Some systems are experiencing issues
Scheduled Maintenance
[PAR] Security maintenance on 4 hypervisors

For security reasons, we will update the kernel of 4 Hypervisors in the Paris (PAR) region, more precisely in the PAR6 datacenter. Services (in particular databases) hosted on those hypervisors will be impacted : they will be unavailable between 5 and 10 minutes. Impacted hypervisors are:

hv-par6-008 hv-par6-011 hv-par6-012 hv-par6-020

Affected clients are directly and individually contacted by email with the list of impacted services, and options to avoid any impact. The maintenance will be planned in 2 operations of 2 hypervisors each, during the week of 18 to 22 Novembre 2024 between 22:00 and 24:00 UTC+1.

Past Incidents

Wednesday 20th January 2021

Infrastructure Investigating hypervisors issues

We are experiencing issues with hypervisors. We are investigating.

EDIT 15:45 UTC: Two hypervisors went down. The impacted services are:

  • Add-ons -> add-ons hosted on those servers are currently unavailable

  • Applications -> applications that were hosted on those servers should be redeployed or in the redeploy queue

  • Logs -> new logs won't be processed. This includes drains. You might only get old logs when using the CLI / Console

  • Shared RabbitMQ -> A node of the cluster is down, performance might be degraded

  • SSH -> No new SSH connection can be made on the applications as of now.

  • FS Bucket: a FS Bucket server was on one of the servers. Those buckets are unreachable and may timeout when writing / reading files

EDIT 15:54 UTC: Servers are currently rebooting.

EDIT 15:59 UTC: Servers rebooted and the services are currently starting. We are closely monitoring the situation.

EDIT 16:07 UTC: Services are still starting and we are double checking impacted databases.

EDIT 16:11 UTC: Deployment might take a few minutes to start due to the high deployment queue.

EDIT 16:33 UTC: Most services should be back online, including applications and add-ons. The deployment queue is still processing.

EDIT 16:45 UTC: The deployment queue is now empty since a few minutes, all deployments should go through almost instantly.

EDIT 17:13 UTC: Deployment queue is back to normal.

EDIT 17:15 UTC: The incident is over.

Tuesday 19th January 2021

Services Logs Logs ingestion issue

We have detected an issue affecting our logs collection pipeline. New logs are not being ingested. We are investigating.

15:52 UTC: The issue has been identified and should be fixed. We are monitoring things closely.

16:11 UTC: Overall traffic in the logs ingestion pipeline is not completely back to normal. If one of your applications does not have up-to-date logs you can try to restart it.

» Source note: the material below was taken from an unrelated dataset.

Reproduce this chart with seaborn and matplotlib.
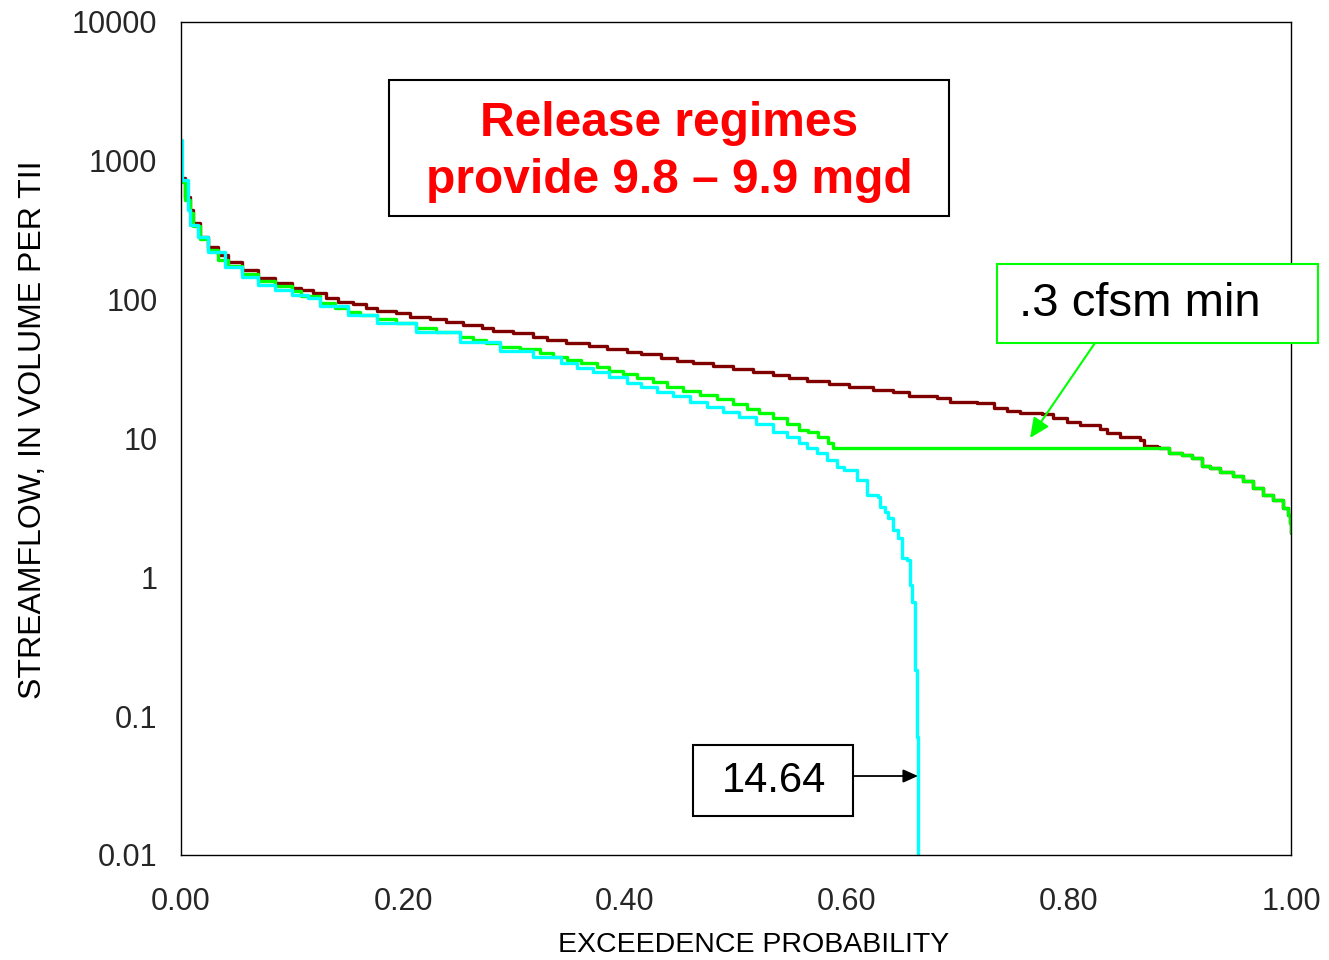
import numpy as np
import pandas as pd
import matplotlib
matplotlib.use("Agg")
import matplotlib.pyplot as plt
import matplotlib.patches as patches
import seaborn as sns

# exceedence probability / streamflow
natural_p = [0.000, 0.004, 0.008, 0.011, 0.017, 0.024, 0.033, 0.042, 0.055, 0.069,
             0.085, 0.100, 0.108, 0.119, 0.131, 0.141, 0.155, 0.167, 0.177, 0.194,
             0.206, 0.224, 0.239, 0.254, 0.271, 0.281, 0.299, 0.317, 0.330, 0.347,
             0.368, 0.384, 0.402, 0.414, 0.432, 0.447, 0.461, 0.479, 0.497, 0.515,
             0.533, 0.548, 0.564, 0.584, 0.602, 0.623, 0.641, 0.656, 0.681, 0.693,
             0.717, 0.732, 0.744, 0.756, 0.776, 0.786, 0.798, 0.810, 0.828, 0.834,
             0.846, 0.864, 0.868, 0.879]
natural_q = [754, 550, 444, 357, 283, 240, 210, 187, 164, 144,
             132, 122, 118, 112, 103, 96.4, 93.3, 87.3, 83.1, 80.3,
             75.2, 72.7, 69.2, 65.8, 62.6, 59.6, 57.7, 54.0, 51.3, 48.8,
             46.5, 44.2, 42.1, 40.7, 38.1, 36.2, 35.0, 33.3, 31.7, 30.2,
             28.7, 27.3, 26.0, 24.7, 23.5, 22.4, 21.7, 20.3, 19.6, 18.4,
             18.0, 16.6, 15.8, 15.3, 15.0, 14.1, 13.2, 12.5, 11.7, 11.0,
             10.3, 9.77, 8.85, 8.70]

# low-flow tail shared by natural and .3 cfsm min release
tail_p = [0.881, 0.890, 0.902, 0.911, 0.920, 0.927, 0.936, 0.948, 0.957, 0.966,
          0.975, 0.984, 0.993, 0.997, 0.999, 1.000]
tail_q = [8.55, 7.88, 7.62, 7.25, 6.35, 6.14, 5.75, 5.38, 4.95, 4.41,
          3.92, 3.61, 3.16, 2.82, 2.47, 2.09]

min_release_p = [0.000, 0.004, 0.008, 0.011, 0.017, 0.024, 0.033, 0.042, 0.055, 0.069,
                 0.085, 0.100, 0.108, 0.125, 0.139, 0.150, 0.161, 0.177, 0.194, 0.212,
                 0.230, 0.251, 0.263, 0.275, 0.287, 0.305, 0.323, 0.335, 0.348, 0.360,
                 0.375, 0.386, 0.398, 0.411, 0.425, 0.438, 0.452, 0.468, 0.483, 0.497,
                 0.510, 0.521, 0.533, 0.546, 0.557, 0.565, 0.574, 0.583, 0.587]
min_release_q = [706, 524, 422, 340, 274, 228, 194, 175, 153, 137,
                 126, 116, 107, 94.8, 87.3, 81.7, 77.7, 72.7, 68.1, 62.6,
                 58.6, 54.0, 51.3, 48.8, 45.7, 44.2, 41.4, 38.7, 36.8, 35.0,
                 32.8, 30.7, 29.2, 27.3, 25.6, 23.5, 22.0, 20.6, 19.3, 17.8,
                 16.3, 15.3, 14.1, 12.7, 11.5, 11.2, 10.3, 9.30, 8.55]

other_release_p = [0.000, 0.001, 0.006, 0.008, 0.015, 0.024, 0.040, 0.055, 0.069, 0.085,
                   0.100, 0.114, 0.125, 0.150, 0.177, 0.212, 0.251, 0.287, 0.317, 0.342,
                   0.357, 0.371, 0.386, 0.402, 0.414, 0.429, 0.443, 0.459, 0.474, 0.488,
                   0.503, 0.518, 0.533, 0.546, 0.557, 0.564, 0.573, 0.582, 0.591, 0.597,
                   0.609, 0.618, 0.628, 0.630, 0.634, 0.637, 0.641, 0.646, 0.650, 0.654,
                   0.657, 0.659, 0.661, 0.663, 0.664, 0.6641]
other_release_q = [1417, 730, 443, 346, 283, 221, 172, 146, 128, 118,
                   108, 103, 90.2, 77.7, 68.1, 58.6, 49.7, 42.8, 38.7, 35.0,
                   32.3, 30.2, 27.8, 25.2, 23.5, 21.7, 20.3, 18.4, 16.9, 15.5,
                   14.3, 12.7, 11.2, 10.3, 9.30, 8.55, 7.88, 7.01, 6.24, 5.94,
                   5.03, 3.92, 3.80, 3.21, 2.96, 2.68, 2.20, 1.92, 1.38, 1.33,
                   0.88, 0.665, 0.215, 0.071, 0.060, 0.001]

tail_start = 0.881
min_level = 8.55

x_ticks = [0.0, 0.2, 0.4, 0.6, 0.8, 1.0]
x_tick_labels = ["0.00", "0.20", "0.40", "0.60", "0.80", "1.00"]
y_ticks = [0.01, 0.1, 1, 10, 100, 1000, 10000]
y_tick_labels = ["0.01", "0.1", "1", "10", "100", "1000", "10000"]

sns.set_style("white")
plt.rcParams["font.family"] = ["Liberation Sans", "DejaVu Sans"]

natural = pd.DataFrame({"p": natural_p + tail_p, "q": natural_q + tail_q})
min_release = pd.DataFrame({
    "p": min_release_p + [tail_start] + tail_p,
    "q": min_release_q + [min_level] + tail_q,
})
other_release = pd.DataFrame({"p": other_release_p, "q": other_release_q})

fig = plt.figure(figsize=(13.29, 9.6), dpi=100)
ax = fig.add_axes([0.1362, 0.1094, 0.8352, 0.8677])

sns.lineplot(data=natural, x="p", y="q", ax=ax, color="#800000",
             linewidth=2.4, drawstyle="steps-post", estimator=None, sort=False)
sns.lineplot(data=min_release, x="p", y="q", ax=ax, color="#00ff00",
             linewidth=2.4, drawstyle="steps-post", estimator=None, sort=False)
sns.lineplot(data=other_release, x="p", y="q", ax=ax, color="#00ffff",
             linewidth=2.4, drawstyle="steps-post", estimator=None, sort=False)

ax.set_yscale("log")
ax.set_xlim(0, 1)
ax.set_ylim(0.01, 10000)
ax.set_xticks(x_ticks)
ax.set_xticklabels(x_tick_labels)
ax.set_yticks(y_ticks)
ax.set_yticklabels(y_tick_labels)
ax.minorticks_off()
ax.tick_params(axis="x", direction="in", length=7, width=0.8,
               labelsize=22, pad=23, color="#444444")
ax.tick_params(axis="y", direction="in", length=7, width=0.8,
               labelsize=22, pad=17, color="#444444")

for side in ["left", "bottom", "top", "right"]:
    ax.spines[side].set_visible(True)
    ax.spines[side].set_color("black")
    ax.spines[side].set_linewidth(1.0)

ax.set_xlabel("EXCEEDENCE PROBABILITY", fontsize=20.5, color="black")
ax.xaxis.set_label_coords(0.516, -0.092)
ax.set_ylabel("STREAMFLOW, IN VOLUME PER TII", fontsize=23, color="black")
ax.yaxis.set_label_coords(-0.120, 0.51)

# title box
ax.add_patch(patches.Rectangle((0.1874, 0.7671), 0.5045, 0.1633,
                               transform=ax.transAxes, fill=True,
                               facecolor="white", edgecolor="black",
                               linewidth=1.5, clip_on=False, zorder=5))
ax.text(0.4396, 0.8440, "Release regimes\nprovide 9.8 \u2013 9.9 mgd",
        transform=ax.transAxes, ha="center", va="center", fontsize=34.5,
        fontweight="bold", color="#ff0000", zorder=6, linespacing=1.32)

# .3 cfsm min box and arrow
ax.add_patch(patches.Rectangle((0.7351, 0.6146), 0.2892, 0.0949,
                               transform=ax.transAxes, fill=True,
                               facecolor="white", edgecolor="#00ff00",
                               linewidth=1.5, clip_on=False, zorder=5))
ax.text(0.8640, 0.6615, ".3 cfsm min", transform=ax.transAxes,
        ha="center", va="center", fontsize=34, color="black", zorder=6)
ax.annotate("", xy=(0.7649, 0.5006), xytext=(0.8234, 0.6146),
            xycoords="axes fraction", textcoords="axes fraction",
            arrowprops=dict(arrowstyle="-|>,head_length=1.2,head_width=0.55",
                            color="#00ff00", lw=1.5, shrinkA=0, shrinkB=0),
            zorder=6)

# 14.64 box and arrow
ax.add_patch(patches.Rectangle((0.4613, 0.0468), 0.1441, 0.0853,
                               transform=ax.transAxes, fill=True,
                               facecolor="white", edgecolor="black",
                               linewidth=1.5, clip_on=False, zorder=5))
ax.text(0.5342, 0.0888, "14.64", transform=ax.transAxes,
        ha="center", va="center", fontsize=30, color="black", zorder=6)
ax.annotate("", xy=(0.6640, 0.0948), xytext=(0.6054, 0.0948),
            xycoords="axes fraction", textcoords="axes fraction",
            arrowprops=dict(arrowstyle="-|>,head_length=0.9,head_width=0.4",
                            color="black", lw=1.3, shrinkA=0, shrinkB=0),
            zorder=6)

fig.savefig("out.png", dpi=100)
plt.close(fig)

16:32 UTC: We have forced the hand of a component of the ingestion pipeline making it catch up with the logs waiting in queue. It should go back to normal in a matter of minutes now.

API Console and API performance issues

We are investigating performance issues with the API and console. This issue seems to be caused by our dedicated reverse proxies (which do not affect the performance nor availability of our customers' applications).

While investigating the issue, something broke in one of the reverse proxies which is causing availability issues. We are working on this.

10:25 UTC: The availability issue has been resolved. We are still working on resolving the performance issue.

10:32 UTC: We found the culprit and have implemented a work-around. Performance is back to normal. We are still working on an actual fix.

Monday 18th January 2021

No incidents reported

Sunday 17th January 2021

No incidents reported

Saturday 16th January 2021

No incidents reported

Friday 15th January 2021

No incidents reported

Thursday 14th January 2021

Pulsar Pulsar issues

Our pulsar cluster is currently having issues, we are investigating the impact it may have on the cluster's usage and how to resolve them.

EDIT 14:03 UTC: The problem is now resolved. Some connection issues happened but a retry would have worked.